Così come serve a Spalletti, che giura di costruirsi in casa il Vidal–Nainggolanpromesso e mai arrivato, ma intanto ruota i suoi interni come il cubo di Rubik senza trovare la combinazione giusta. Tutti troppo uguali, nessuno con il cambio di passo e la giocata letale per creare superiorità al limite. Borja è il play che mancava, ma forse è arrivato troppo tardi, a declino atletico già avviato. Visto che fosforo e che corsa il doriano Torreira? Per dire. È lì, a centrocampo, dove il Napoli ha costruito un’università e dove la Juve ha trovato la giusta linfa per rigenerarsi (Bentancur, Matuidi) che Milano rischia di bruciare i sogni estivi. Passiamo ai sarti. Montella, che dopo la Lazio si è schiantato al secondo vero crashtest, non può più sbagliare contro Roma e Inter. Ha l’alibi dei tanti giocatori nuovi, ma resta il sospetto di un ritardo nel lavoro sulla difesa a 3 e sulle due punte che hanno orientato le scelte societarie. Il baratro di organizzazione tra la Samp del sottovalutato Giampaolo e il Milan di ieri era imbarazzante.
Anche da Spalletti, dopo tre mesi di lavoro senza coppe, era lecito attendersi uno spartito più evoluto. Il record di cross nasconde la difficoltà di arrivare in area in altro modo. Soprattutto perché l’Inter cammina. Come il Milan a Marassi. Perché le milanesi appaiono sempre sotto ritmo? Anche di questo dovrebbero rispondere i sarti. Che sono bravi e qualcosa hanno già fatto, sia chiaro. Nella stagione scorsa Montellaha posto buone basi e ottenuto il massimo; Spalletti ha già imposto una nuova solidità che consente all’Inter di restare compatta nelle difficoltà fino al calcio d’angolo di Skriniar o di D’Ambrosio.

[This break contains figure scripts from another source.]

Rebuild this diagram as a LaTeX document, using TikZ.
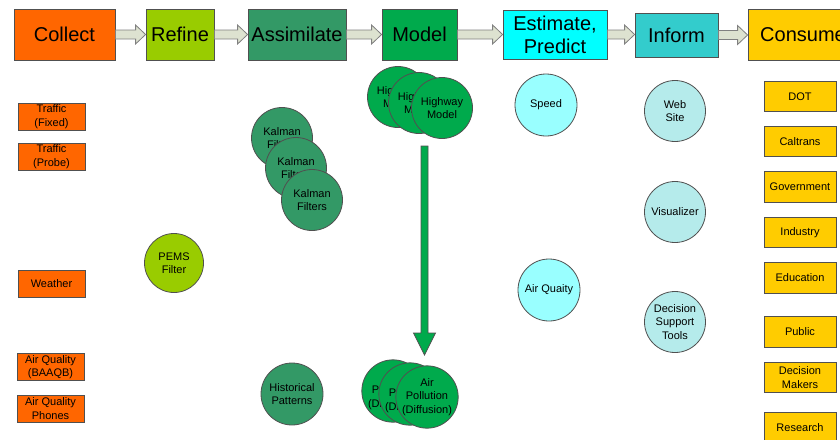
\documentclass[tikz,border=0pt]{standalone}
\usepackage{fontspec}
\setmainfont{Liberation Sans}
\usetikzlibrary{calc}
\definecolor{cOrange}{HTML}{FF6600}
\definecolor{cLime}{HTML}{99CC00}
\definecolor{cSea}{HTML}{339966}
\definecolor{cGreen}{RGB}{0,170,76}
\definecolor{cCyan}{HTML}{00FFFF}
\definecolor{cTeal}{HTML}{33CCCC}
\definecolor{cGold}{HTML}{FFCC00}
\definecolor{cLightCyan}{HTML}{99FFFF}
\definecolor{cPaleTeal}{HTML}{B5EBEB}
\definecolor{cArrow}{HTML}{DDE2D0}
\definecolor{cEdge}{HTML}{505050}
\tikzset{
  header/.style={draw=cEdge, line width=0.8pt, inner sep=0pt, align=center,
    font=\fontsize{20}{23}\selectfont},
  smallbox/.style={draw=cEdge, line width=0.8pt, inner sep=0pt, align=center,
    font=\fontsize{11}{13.5}\selectfont},
  srcbox/.style={smallbox, fill=cOrange, minimum width=67pt, minimum height=27pt},
  userbox/.style={smallbox, fill=cGold, minimum width=72pt, minimum height=30.5pt},
  bubble/.style={circle, draw=cEdge, line width=0.8pt, inner sep=0pt, align=center,
    minimum size=61pt, font=\fontsize{11}{13.5}\selectfont},
  blockarrow/.style={draw=gray, fill=cArrow, line width=0.8pt, line join=miter},
  vblock/.style={draw=cEdge, fill=cGreen, line width=0.8pt, line join=miter}
}
\begin{document}
\begin{tikzpicture}[x=1pt,y=-1pt]
\useasboundingbox (0,0) rectangle (840,439);
% header boxes
\node[header, fill=cOrange, minimum width=101pt, minimum height=51pt] (collect) at (64.5,34.5) {Collect};
\node[header, fill=cLime, minimum width=68pt, minimum height=51pt] (refine) at (180,34.5) {Refine};
\node[header, fill=cSea, minimum width=98pt, minimum height=51pt] (assim) at (297,34.5) {Assimilate};
\node[header, fill=cGreen, minimum width=75pt, minimum height=51pt] (model) at (419.5,34.5) {Model};
\node[header, fill=cCyan, minimum width=104pt, minimum height=49pt] (est) at (555,34.5) {Estimate,\\Predict};
\node[header, fill=cTeal, minimum width=83pt, minimum height=44pt] (inform) at (676.5,35) {Inform};
\node[header, fill=cGold, minimum width=110pt, minimum height=51pt] (consume) at (803,34.5) {Consume};
\foreach \a/\b in {collect/refine, refine/assim, assim/model, model/est, est/inform, inform/consume}{
  \draw[blockarrow] let \p1=(\a.east), \p2=(\b.west) in
    (\x1,\y1+4.5pt) -- (\x2-10pt,\y1+4.5pt) -- (\x2-10pt,\y1+9.5pt) -- (\x2,\y1)
    -- (\x2-10pt,\y1-9.5pt) -- (\x2-10pt,\y1-4.5pt) -- (\x1,\y1-4.5pt) -- cycle;
}
% sources
\node[srcbox] (tfix) at (51.5,116.5) {Traffic\\(Fixed)};
\node[srcbox] (tprobe) at (51.5,156.5) {Traffic\\(Probe)};
\node[srcbox] (weather) at (51.5,283.5) {Weather};
\node[srcbox] (aqb) at (50.5,367) {Air Quality\\(BAAQB)};
\node[srcbox] (aqp) at (50.5,408.5) {Air Quality\\Phones};
% refine
\node[bubble, fill=cLime, minimum size=59pt] (pems) at (174,263) {PEMS\\Filter};
% assimilate
\node[bubble, fill=cSea] (kal1) at (282,138) {Kalman\\Filters};
\node[bubble, fill=cSea] (kal2) at (296,168) {Kalman\\Filters};
\node[bubble, fill=cSea] (kal3) at (312,200) {Kalman\\Filters};
\node[bubble, fill=cSea, minimum size=62pt] (hist) at (292,394) {Historical\\Patterns};
% model
\node[bubble, fill=cGreen] (hw1) at (398,97) {Highway\\Model};
\node[bubble, fill=cGreen] (hw2) at (419,103) {Highway\\Model};
\node[bubble, fill=cGreen] (hw3) at (442,108) {Highway\\Model};
\node[bubble, fill=cGreen] (ap1) at (393,391) {Air\\Pollution\\(Diffusion)};
\node[bubble, fill=cGreen] (ap2) at (410,394) {Air\\Pollution\\(Diffusion)};
\node[bubble, fill=cGreen] (ap3) at (427,397) {Air\\Pollution\\(Diffusion)};
\coordinate (vtop) at (424.5,146);
\coordinate (vbot) at (424.5,355);
\draw[vblock] let \p1=(vtop), \p2=(vbot) in
  (\x1-3.5pt,\y1) -- (\x1-3.5pt,\y2+22pt) -- (\x1-11pt,\y2+22pt) -- (\x2,\y2)
  -- (\x1+11pt,\y2+22pt) -- (\x1+3.5pt,\y2+22pt) -- (\x1+3.5pt,\y1) -- cycle;
% estimate
\node[bubble, fill=cLightCyan, minimum size=62pt] (speed) at (546,105) {Speed};
\node[bubble, fill=cLightCyan, minimum size=62pt] (airq) at (549,290) {Air Quaity};
% inform
\node[bubble, fill=cPaleTeal] (web) at (675,111) {Web\\Site};
\node[bubble, fill=cPaleTeal] (vis) at (675,212) {Visualizer};
\node[bubble, fill=cPaleTeal] (dst) at (675,322) {Decision\\Support\\Tools};
% consumers
\node[userbox] (dot) at (800,96.5) {DOT};
\node[userbox] (caltrans) at (800,141.5) {Caltrans};
\node[userbox] (gov) at (800,187) {Government};
\node[userbox] (industry) at (800,232.5) {Industry};
\node[userbox] (edu) at (800,278) {Education};
\node[userbox] (public) at (800,332) {Public};
\node[userbox] (dm) at (800,377.5) {Decision\\Makers};
\node[userbox] (research) at (800,428) {Research};
\end{tikzpicture}
\end{document}
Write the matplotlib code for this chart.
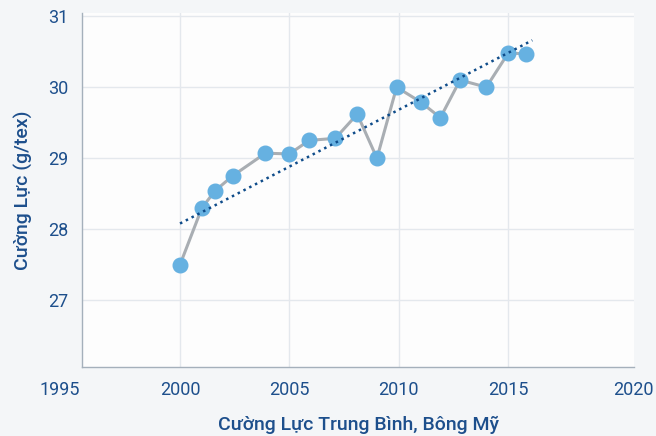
import matplotlib
matplotlib.use("Agg")
import matplotlib.pyplot as plt
import matplotlib.transforms as mtransforms

# Data
years = [2000.0, 2001.0, 2001.6, 2002.4, 2003.9, 2005.0, 2005.9, 2007.1, 2008.1,
         2009.0, 2009.9, 2011.0, 2011.9, 2012.8, 2014.0, 2015.0, 2015.8]
strength = [27.50, 28.30, 28.54, 28.75, 29.07, 29.06, 29.25, 29.28, 29.62,
            29.00, 30.00, 29.79, 29.57, 30.10, 30.00, 30.48, 30.47]
trend_x = [2000.0, 2016.1]
trend_y = [28.08, 30.66]
x_ticks = [2000, 2005, 2010, 2015]
x_edge_labels = [1995, 2020]
y_ticks = [27, 28, 29, 30, 31]
x_title = "Cường Lực Trung Bình, Bông Mỹ"
y_title = "Cường Lực (g/tex)"

plt.rcParams['font.family'] = ['Roboto', 'DejaVu Sans']
text_color = '#1d4f8c'

fig = plt.figure(figsize=(6.56, 4.36), dpi=100)
fig.patch.set_facecolor('#f4f6f8')
ax = fig.add_axes([0.125, 0.1583, 0.8415, 0.8112])
ax.set_facecolor('#fdfdfd')

ax.plot(years, strength, color='#a9aeb3', linewidth=2.2, zorder=2)
ax.plot(years, strength, linestyle='none', marker='o', markersize=10.5,
        markerfacecolor='#66b1e1', markeredgecolor='#66b1e1', zorder=3)
ax.plot(trend_x, trend_y, linestyle=(0, (1, 1.6)), color='#0f4c8a',
        linewidth=1.8, zorder=4)

ax.set_xlim(1995.52, 2020.75)
ax.set_ylim(26.06, 31.04)
ax.set_xticks(x_ticks)
ax.set_xticklabels([str(t) for t in x_ticks])
ax.set_yticks(y_ticks)
ax.set_yticklabels([str(t) for t in y_ticks])

tick_pad_px = 10
base = mtransforms.blended_transform_factory(ax.transData, ax.transAxes)
trans = base + mtransforms.ScaledTranslation(0, -tick_pad_px / 72, fig.dpi_scale_trans)
offsets = {1995: -0.49, 2020: 0.7}
for v in x_edge_labels:
    ax.text(v + offsets[v], 0, str(v), transform=trans, ha='center', va='top',
            fontsize=13, color=text_color, clip_on=False)

ax.tick_params(axis='both', length=0, labelsize=13, labelcolor=text_color)
ax.tick_params(axis='x', pad=tick_pad_px)
ax.tick_params(axis='y', pad=10)

ax.grid(True, color='#e4e8ed', linewidth=1.0, zorder=0)
ax.set_axisbelow(True)
for s in ['top', 'right']:
    ax.spines[s].set_visible(False)
for s in ['left', 'bottom']:
    ax.spines[s].set_color('#a5b0bb')
    ax.spines[s].set_linewidth(1.0)

ax.set_xlabel(x_title, fontsize=14, color=text_color, labelpad=12, fontweight='medium')
ax.set_ylabel(y_title, fontsize=14, color=text_color, labelpad=11, fontweight='medium')

fig.savefig('out.png', dpi=100, facecolor=fig.get_facecolor())
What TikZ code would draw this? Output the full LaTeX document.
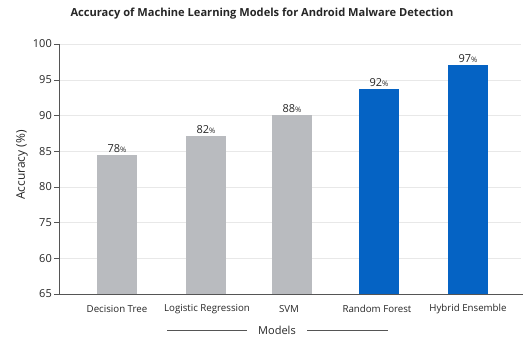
\documentclass[tikz,border=0pt]{standalone}
\usepackage{fontspec}
\setmainfont{Open Sans}
\definecolor{bargray}{HTML}{B9BBBF}
\definecolor{barblue}{HTML}{0563C4}
\definecolor{gridc}{HTML}{E8E8E8}
\definecolor{axisc}{HTML}{555555}
\definecolor{txt}{HTML}{262626}
\tikzset{
  ticklab/.style={left, font=\fontsize{11}{13}\selectfont, text=txt, inner sep=1pt},
  catlab/.style={font=\fontsize{9.7}{11}\selectfont, text=txt},
  vallab/.style={above, font=\fontsize{11}{13}\selectfont, text=txt, inner sep=2pt},
}
\begin{document}
\begin{tikzpicture}[x=1pt,y=-1pt]
        \useasboundingbox (0,0) rectangle (524,341);
        \node[font=\bfseries\fontsize{11.1}{13}\selectfont, text=txt] (title) at (262,14) {Accuracy of Machine Learning Models for Android Malware Detection};
        \foreach \lab [count=\k from 0] in {100,95,90,85,80,75,60,65} {
            \pgfmathsetmacro\yy{44+\k*35.714}
            \draw[gridc] (60,\yy) -- (521,\yy);
            \draw[axisc] (54,\yy) -- (59,\yy);
            \node[ticklab] (tick\k) at (53,\yy) {\lab};
        }
        \draw[axisc] (59,44) -- (59,294) -- (523,294);
        \node[rotate=90, font=\fontsize{12}{14}\selectfont, text=txt] (ytitle) at (22,165) {Accuracy (\%)};
        \foreach \nm/\xl/\top/\val/\col in {
            dt/97/155/78/bargray,
            lr/186/136/82/bargray,
            svm/272/115/88/bargray,
            rf/359/89/92/barblue,
            he/448/65/97/barblue} {
            \fill[\col] (\xl,294) rectangle (\xl+40,\top);
            \node[vallab] (v\nm) at (\xl+20,\top) {\val{\fontsize{7.5}{8}\selectfont\%}};
        }
        \node[catlab] (cdt) at (117,309) {Decision Tree};
        \node[catlab] (clr) at (207,309) {Logistic Regression};
        \node[catlab] (csvm) at (289,309) {SVM};
        \node[catlab] (crf) at (377,309) {Random Forest};
        \node[catlab] (che) at (468,309) {Hybrid Ensemble};
        \node[font=\fontsize{11}{13}\selectfont, text=txt] (xtitle) at (277,330) {Models};
        \coordinate (xleft) at (167,330);
        \coordinate (xright) at (388,330);
        \draw[axisc] (xleft) -- ([xshift=-8pt]xtitle.west);
        \draw[axisc] ([xshift=8pt]xtitle.east) -- (xright);
    \end{tikzpicture}
\end{document}
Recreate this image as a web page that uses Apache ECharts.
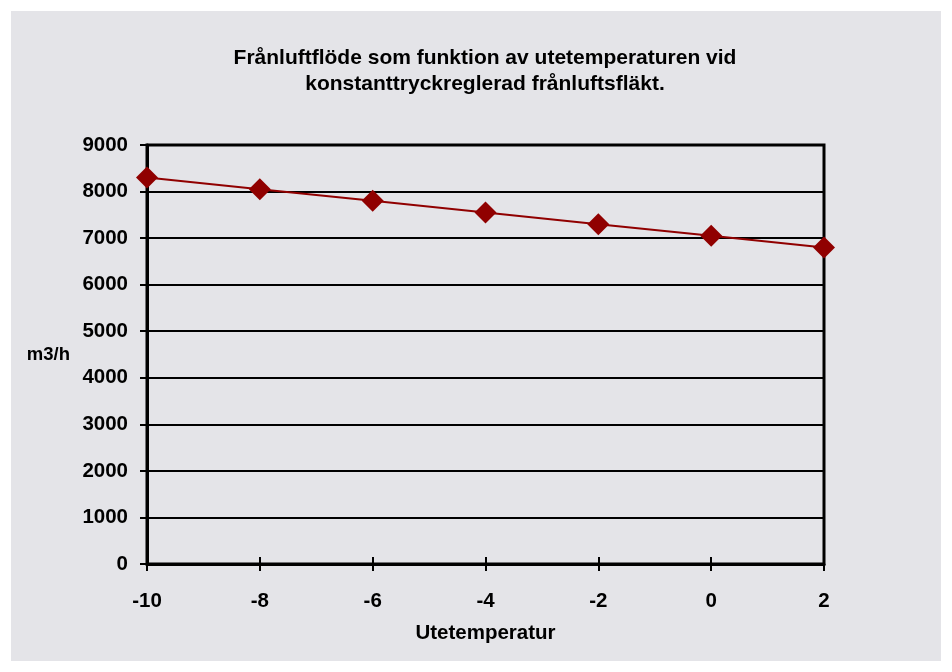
<!DOCTYPE html>
<html><head><meta charset="utf-8">
<script src="https://cdn.jsdelivr.net/npm/echarts@6/dist/echarts.min.js"></script>
<style>html,body{margin:0;padding:0;background:#fff}#c{width:952px;height:672px}</style>
</head><body><div id="c"></div>
<script>
const titleText = 'Frånluftflöde som funktion av utetemperaturen vid\nkonstanttryckreglerad frånluftsfläkt.';
const xName = 'Utetemperatur';
const yName = 'm3/h';
const temps = [-10, -8, -6, -4, -2, 0, 2];
const flows = [8300, 8050, 7800, 7550, 7300, 7050, 6800];

const chart = echarts.init(document.getElementById('c'), null, {renderer: 'canvas'});
const font = 'Liberation Sans, Arial, sans-serif';
const fs = 20.5;
chart.setOption({
  backgroundColor: '#ffffff',
  animation: false,
  graphic: [{type: 'rect', z: -10, shape: {x: 11, y: 11, width: 930, height: 650}, style: {fill: '#e4e4e8'}}],
  title: {
    text: titleText, left: 480, top: 40, textAlign: 'center',
    textStyle: {fontFamily: font, fontSize: 21, fontWeight: 'bold', color: '#000', lineHeight: 26}
  },
  grid: {left: 147, right: 128, top: 145, bottom: 108, show: true, borderColor: '#000', borderWidth: 3, backgroundColor: 'transparent'},
  xAxis: [{
    type: 'value', min: -10, max: 2, interval: 2,
    name: xName, nameLocation: 'middle', nameGap: 59,
    nameTextStyle: {fontFamily: font, fontSize: fs, fontWeight: 'bold', color: '#000'},
    axisLine: {show: true, onZero: false, lineStyle: {color: '#000', width: 3}},
    axisTick: {show: true, length: 7, lineStyle: {color: '#000', width: 2}},
    axisLabel: {margin: 27, fontFamily: font, fontSize: fs, fontWeight: 'bold', color: '#000'},
    splitLine: {show: false}
  }, {
    type: 'value', min: -10, max: 2, interval: 2, position: 'bottom',
    axisLine: {show: false, onZero: false},
    axisTick: {show: true, inside: true, length: 7, lineStyle: {color: '#000', width: 2}},
    axisLabel: {show: false}, splitLine: {show: false}
  }],
  yAxis: {
    type: 'value', min: 0, max: 9000, interval: 1000,
    name: yName, nameLocation: 'middle', nameRotate: 0, nameGap: 77,
    nameTextStyle: {fontFamily: font, fontSize: 18.5, fontWeight: 'bold', color: '#000', align: 'right'},
    axisLine: {show: true, onZero: false, lineStyle: {color: '#000', width: 3}},
    axisTick: {show: true, length: 7, lineStyle: {color: '#000', width: 2}},
    axisLabel: {margin: 19, fontFamily: font, fontSize: fs, fontWeight: 'bold', color: '#000', formatter: v => String(v)},
    splitLine: {show: true, lineStyle: {color: '#000', width: 2}}
  },
  series: [{
    type: 'line', xAxisIndex: 0,
    data: temps.map((t, i) => [t, flows[i]]),
    symbol: 'diamond', symbolSize: [22, 22],
    lineStyle: {color: '#900000', width: 2},
    itemStyle: {color: '#900000'},
    z: 5
  }]
});
</script></body></html>
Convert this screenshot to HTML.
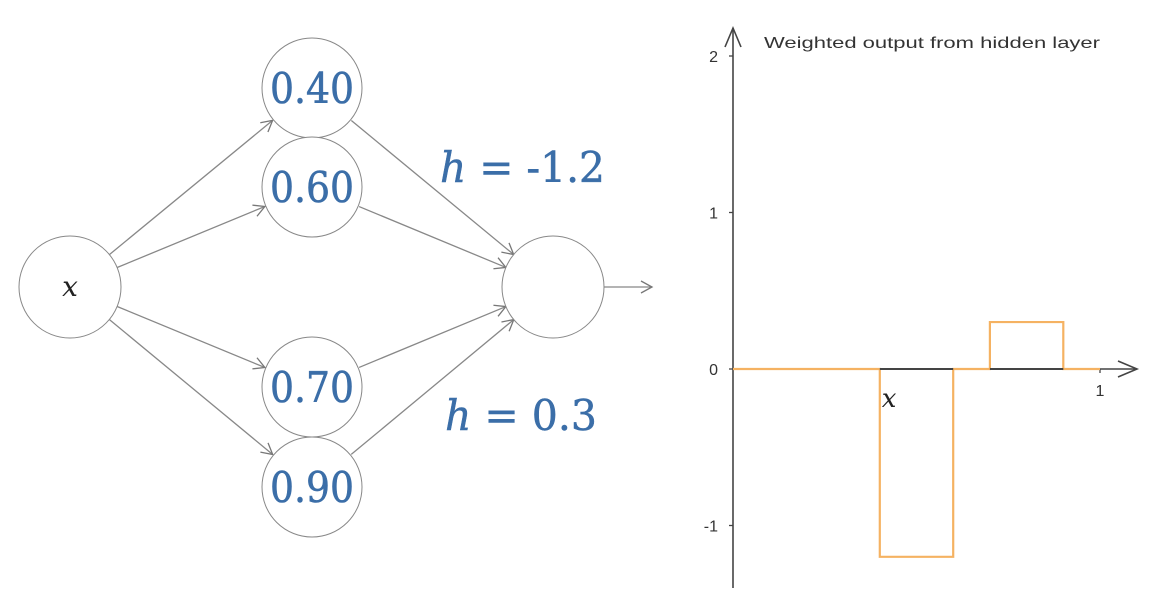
<!DOCTYPE html>
<html><head><meta charset="utf-8"><style>
html,body{margin:0;padding:0;background:#fff;}
svg{display:block;}
.nl{font-family:"DejaVu Serif","Liberation Serif",serif;fill:#3b6ea8;}
.ax{font-family:"Liberation Sans",sans-serif;fill:#333;font-size:16px;}
</style></head><body>
<svg id="root" width="1176" height="602" viewBox="0 0 1176 602">
<defs>
<marker id="ah" markerWidth="14" markerHeight="14" refX="12" refY="7" orient="auto" markerUnits="userSpaceOnUse">
<path d="M1,1 L12,7 L1,13" fill="none" stroke="#777" stroke-width="1.3"/>
</marker>
<marker id="ah2" markerWidth="24" markerHeight="20" refX="21" refY="10" orient="auto" markerUnits="userSpaceOnUse">
<path d="M2,2 L21,10 L2,18" fill="none" stroke="#444" stroke-width="1.6"/>
</marker>
</defs>
<g id="net"></g>
<g id="chart"></g>
</svg>
<script>
const hiddenBiases = ["0.40","0.60","0.70","0.90"];
const hiddenY = [88,187,387,487];
const stepStarts = [0.40,0.70];
const stepEnds = [0.60,0.90];
const stepHeights = [-1.2,0.3];
const yTicks = [2,1,0,-1];
const xTicks = [1];

const NS="http://www.w3.org/2000/svg";
function mk(tag,attrs,parent){const e=document.createElementNS(NS,tag);for(const k in attrs)e.setAttribute(k,attrs[k]);parent.appendChild(e);return e;}
const net=document.getElementById('net');
const inX=70,inY=287,outX=553,outY=287,hx=312,r=51;
function edge(x1,y1,x2,y2,name){
  const dx=x2-x1,dy=y2-y1,L=Math.hypot(dx,dy);
  const l=mk('line',{x1:x1+dx/L*r,y1:y1+dy/L*r,x2:x2-dx/L*r,y2:y2-dy/L*r,stroke:'#888','stroke-width':1.3,'marker-end':'url(#ah)'},net);
  
  
}
hiddenY.forEach((y,i)=>{edge(inX,inY,hx,y,'input-edge-'+i);edge(hx,y,outX,outY,'output-edge-'+i);});
const oa=mk('line',{x1:outX+r,y1:outY,x2:652,y2:outY,stroke:'#888','stroke-width':1.3,'marker-end':'url(#ah)'},net);


const ic=mk('circle',{cx:inX,cy:inY,r:r,fill:'#fff',stroke:'#888','stroke-width':1},net);


const it=mk('text',{x:inX,y:inY+9,'text-anchor':'middle','font-family':'DejaVu Serif,serif','font-style':'italic','font-size':28,fill:'#222'},net);
it.textContent='x';


hiddenY.forEach((y,i)=>{
  const c=mk('circle',{cx:hx,cy:y,r:r-1,fill:'#fff',stroke:'#888','stroke-width':1},net);
  
  
  const t=mk('text',{x:hx,y:y+15,'text-anchor':'middle','font-size':42,class:'nl',stroke:'#3b6ea8','stroke-width':0.6,textLength:84,lengthAdjust:'spacingAndGlyphs'},net);
  t.textContent=hiddenBiases[i];
  
  
});
const oc=mk('circle',{cx:outX,cy:outY,r:r,fill:'#fff',stroke:'#888','stroke-width':1},net);


[[440,182,stepHeights[0],165],[445,430,stepHeights[1],152]].forEach((p,i)=>{
  const t=mk('text',{x:p[0],y:p[1],'font-size':42,class:'nl',stroke:'#3b6ea8','stroke-width':0.5,textLength:p[3],lengthAdjust:'spacingAndGlyphs'},net);
  const a=mk('tspan',{'font-style':'italic'},t);a.textContent='h';
  const b=mk('tspan',{},t);b.textContent=' = '+String(p[2]);
  
  
});

// chart
const ch=document.getElementById('chart');
const X0=733,X1=1100,Y0=369,UNIT=156.5;
const sx=v=>X0+(X1-X0)*v, sy=v=>Y0-v*UNIT;
const ya=mk('line',{x1:X0,y1:588,x2:X0,y2:28,stroke:'#444','stroke-width':1.6,'marker-end':'url(#ah2)'},ch);


const xa=mk('line',{x1:X0,y1:Y0,x2:1137,y2:Y0,stroke:'#444','stroke-width':1.6,'marker-end':'url(#ah2)'},ch);


yTicks.forEach(v=>{
  const tk=mk('line',{x1:X0-4,y1:sy(v),x2:X0,y2:sy(v),stroke:'#444','stroke-width':1.3},ch);
  
  
  const t=mk('text',{x:X0-15,y:sy(v)+6,'text-anchor':'end',class:'ax'},ch);
  t.textContent=String(v);
  
  
});
xTicks.forEach(v=>{
  const tk=mk('line',{x1:sx(v),y1:Y0,x2:sx(v),y2:Y0+4,stroke:'#444','stroke-width':1.3},ch);
  
  
  const t=mk('text',{x:sx(v),y:Y0+27,'text-anchor':'middle',class:'ax'},ch);
  t.textContent=String(v);
  
  
});
let d='M'+sx(0)+','+sy(0);
stepStarts.forEach((s,i)=>{
  d+=' L'+sx(s)+','+sy(0)+' L'+sx(s)+','+sy(stepHeights[i])+' L'+sx(stepEnds[i])+','+sy(stepHeights[i])+' L'+sx(stepEnds[i])+','+sy(0);
});
d+=' L'+sx(1)+','+sy(0);
const sp=mk('path',{d:d,fill:'none',stroke:'#f5b262','stroke-width':2.2},ch);


stepStarts.forEach((s,i)=>{
  const seg=mk('line',{x1:sx(s),y1:Y0,x2:sx(stepEnds[i]),y2:Y0,stroke:'#444','stroke-width':2},ch);
  
  
});
const xl=mk('text',{x:sx(stepStarts[0])+2,y:Y0+38,'font-family':'DejaVu Serif,serif','font-style':'italic','font-size':26,fill:'#222'},ch);
xl.textContent='x';


const title=mk('text',{x:764,y:48,class:'ax','font-size':17,textLength:336,lengthAdjust:'spacingAndGlyphs'},ch);
title.textContent='Weighted output from hidden layer';


</script>
</body></html>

Ma serve un’accelerata nel cantiere perché la Juve feroce del derby ha dato la sensazione di voler dare il primo strappo forte. Gli innamorati di Milan e Inter che si abbonano e riempiono San Siro meritano altro spettacolo e altro furore da parte dei giocatori. L’entusiasmo con cui è stato festeggiato ieri l’esordio di Karamoh spiega bene cosa chieda il popolo: gioia, coraggio, fantasia, voglia di stupire. Pericoloso accontentarsi della bella classifica chiosando «pensa quando giocheremo bene…». Lo si diceva anche per l’ Inter 2015-16 che aveva 15 punti dopo 6 giornate e vinceva solo con un gol di scarto. Poi Mancini arrivò a 24 punti dalla Juve. Meglio trovarlo in fretta il vestito buono. L’abito non fa il monaco, ma il bel gioco fa vincere”.